Gecina SA, Paris’s largest publicly traded office landlord, raised its full-year profit forecast and said earnings increased in the first nine months as lower financing costs offset rent lost from property sales.

Pretax profit excluding changes in asset values and other items, known as net recurrent income, climbed 2.1 percent to 248.5 million euros ($342 million), the company said in a statement today. Gross rental income fell 2.2 percent to 440.3 million euros while occupancy increased to 95.2 percent from 93.6 percent.

“Gecina is now forecasting a slight increase in its net recurrent income for 2013,” the company said. It said in July that the profit measure would be little changed.

Gecina, based in Paris, has been restructuring its holdings to help cut debt. Net financial expenses fell 10.8 percent as borrowings dropped, Gecina said. The company aims for a portfolio that’s 70 percent offices and 30 percent other types of real estate.

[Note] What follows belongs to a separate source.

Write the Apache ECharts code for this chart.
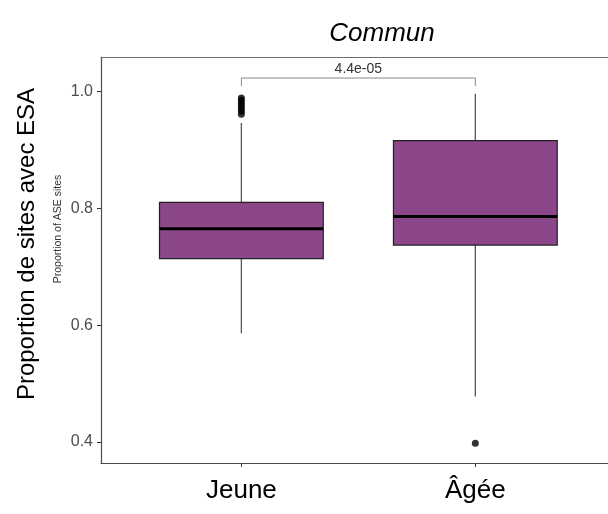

Gecina said it sold 175 million euros of residential assets through September. It plans to sell the Beaugrenelle shopping center, which opened today, following 10 years of “complex and challenging” development work. Hammerson Plc, based in London, is considering bidding for the shopping center, Chief Executive Officer David Atkins said in an interview last month.

Gecina was little changed in Paris trading at 98.44 euros as of 9:14 a.m. The stock has climbed 16 percent this year, giving the company a market value of 6.18 billion euros.